Thursday, March 30, 2017

A Tolkien Lover's Guide To LOTRO, Part 4 By Jonathan and Michael Starkey



The Passing of the Grey Company
Aragorn, Legolas, Gimli and the Grey Company leave Dunharrow on horseback for the Paths of the Dead. They pass between lines of ancient stone until they come to Dimholt. Under the gloom a black trees they find a hollow place at the mountain's root. There stands a single mighty stone, like a finger of doom. So far so good. 

The Grey Company dismount and come at last to a glen with a sheer rock wall. In the wall is a gaping Dark Door, like the mouth of night. Signs and figures are carved above its wide arch. The door in the game is certaintly evil looking, but far too small, far too square and lacking carvings, apart from a few inappropriately dainty Pictish symbols.

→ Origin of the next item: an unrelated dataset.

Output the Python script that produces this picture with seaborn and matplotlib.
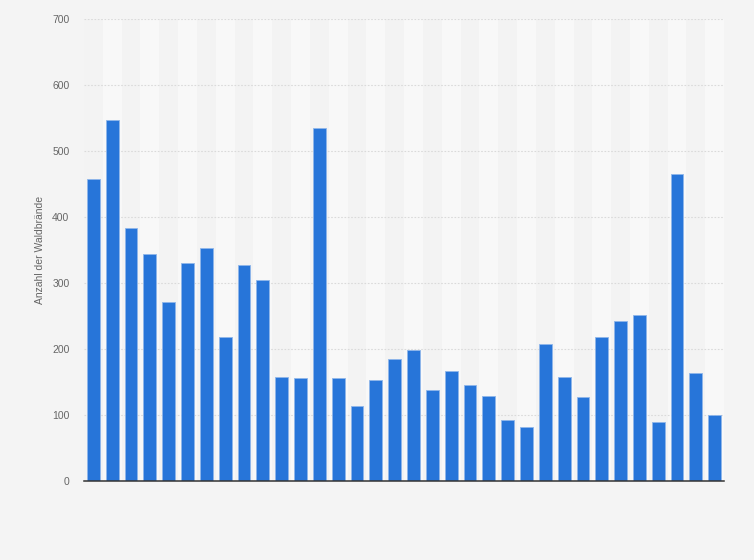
import numpy as np
import pandas as pd
import matplotlib
matplotlib.use('Agg')
import matplotlib.pyplot as plt
import seaborn as sns

# Werte (34 Balken, keine Achsenbeschriftung sichtbar)
jahre = [str(j) for j in range(1987, 2021)]
waldbraende = [457, 547, 383, 344, 271, 331, 353, 219, 328, 304,
               157, 156, 535, 156, 113, 153, 185, 198, 138, 166,
               146, 129, 93, 82, 207, 157, 128, 219, 242, 251,
               90, 465, 163, 100]
yticks = [0, 100, 200, 300, 400, 500, 600, 700]

df = pd.DataFrame({'jahr': jahre, 'anzahl': waldbraende})

sns.set_style('white')
plt.rcParams['font.family'] = ['Liberation Sans', 'DejaVu Sans']

fig = plt.figure(figsize=(7.54, 5.6), dpi=100)
fig.patch.set_facecolor('#f4f4f4')
ax = fig.add_axes([0.1114, 0.141, 0.849, 0.825])
ax.set_facecolor('#f3f3f3')

# abwechselnd helle Spalten im Hintergrund
for i in range(len(jahre)):
    if i % 2 == 1:
        ax.axvspan(i - 0.5, i + 0.5, color='#f8f8f8', zorder=0, lw=0)

sns.barplot(data=df, x='jahr', y='anzahl', color='#2775d9', saturation=1,
            width=0.68, edgecolor='#8fb6ea', linewidth=0.6, ax=ax, zorder=3)

ax.set_xlim(-0.5, len(jahre) - 0.5)
ax.set_ylim(0, 700)
ax.set_yticks(yticks)
ax.set_yticklabels([str(t) for t in yticks], fontsize=7.5, color='#666666')
ax.tick_params(axis='y', length=0, pad=10.5)
ax.set_xticks([])
ax.set_xlabel('')
ax.set_ylabel('Anzahl der Waldbrände', fontsize=7.5, color='#666666', labelpad=5)

ax.yaxis.grid(True, color='#dadada', linestyle=(0, (1.5, 1.5)), linewidth=0.8, zorder=1)
ax.set_axisbelow(True)
for s in ['top', 'right', 'left']:
    ax.spines[s].set_visible(False)
ax.spines['bottom'].set_color('#333333')
ax.spines['bottom'].set_linewidth(1.1)
ax.spines['bottom'].set_zorder(5)

fig.savefig('out.png', dpi=100, facecolor=fig.get_facecolor())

Frustratingly, it is so dark in the Paths of the Dead that the Grey Company can't see anything apart from the path they are on. It opens out into a cavern which presumably means that they were walking through a wide rocky passageway. Away to the left something glitters. Aragorn goes to investigate. It is the bones of a mighty man, clad in mail. His hauberk is gilded. His sword is notched. He is beside a closed stoney door. The presumption, though it is never said explicitly, is that this is the body of Baldor, 2nd Lord of the Mark. We searched everywhere but couldn't find him. There is a dead Rohirrhim warrior on the path just before the stream and another just after, but they can't be Baldor. They are in the wrong place, they do not have gilded hauberks and their bodies have not decayed to bones. Baldor was a King of Rohan. These guys are just regular warriors. Considering it is the only thing described in the Paths of the Dead, it is rather disappointing that he isn't there. Never the less, if the Grey Company could see further than their lamps allow, we are failrly sure it would look exactly as it does in the game. It is a terrific bit of theatre.

 Eventually the Grey Company emerge from the Paths of the Dead through a high arched doorway. Once again, the door in the game is small and square. As they emerge a rill runs beside them. Elladan explains that it is the source of the Blackroot river and sure enough the game shows the area as Blackroot Vale. The path goes steeply down between sheer cliffs, knife-edged against the sky far above. Not quite like in the game, where the western cliffs are just little hills and the light is perfectly normal. 

As they emerge from the ravine as if it were a crack in a wall - or pretty wide crack in the game - they see that the Blackroot cascades down many waterfalls. They look out on the uplands of a great vale. The cross a bridge over the Blackroot and head off to the Hill of Erech. Not sure what's going on here. There is no bridge and no need to cross the river. It looks like Turbine have the Blackroot passing down the wrong wide of the vale. 

They come at last to the Hill of Erech, topped by the Stone of Erech that isuldur brought from Numenor. The Hill looks good but the Stone is a bit ridiculous. It is supposed to be black and the height of two men. It actually looks like a thirty foot high 10-pin bowling ball. Anyway the scene that follows with Aragorn summoning the King of the Dead and forcing them to fulfil their oath is all accurately played out in the role play instance "At the Stone of Erech". 

The Muster of Rohan
Merry meanwhile is with the Rohan riding from Helm's Deep to Underharrow along the foothills of the Ered Nimrais, the Whitehorn Mountains, to the south of Grimslade in the game. They pass through hills and vales, cross streams and enter a steep-sided downhill gorge which emerges beside a waterfall, all just like in the game.

The stream joins the Snowbourn in Harrowdale. Away to the right is the mountain of Starkhorn. The Rohirrhim cross the Snowbourn at a ford,presumably exactly where there is now convenient bridge. The head South through the tents of six thousand Rohirrhim riders then arrive at a cliff wall on the Eastern side of the vale. Here the path heads up, coiling like a snake. At each turn the figures in the likeness of men had been carved; huge, clumsy limbed, squatting cross-legged with stumpy arms folded across their fat bellies. Pukel-men they are named. The switchback climbs several hundred feet before cutting through walls of rock into a wide upland field known as the Firienfeld. All this is reproduced to perfection. 

Standing stones like rows of jagged teeth mark out the path through the Firienelfd. The same path that Aragorn had taken three days before. Theoden, Merry and crew head left off the path to a small camp in the midst of which stood a large pavillion. It is still there, with Eowyn standing outside.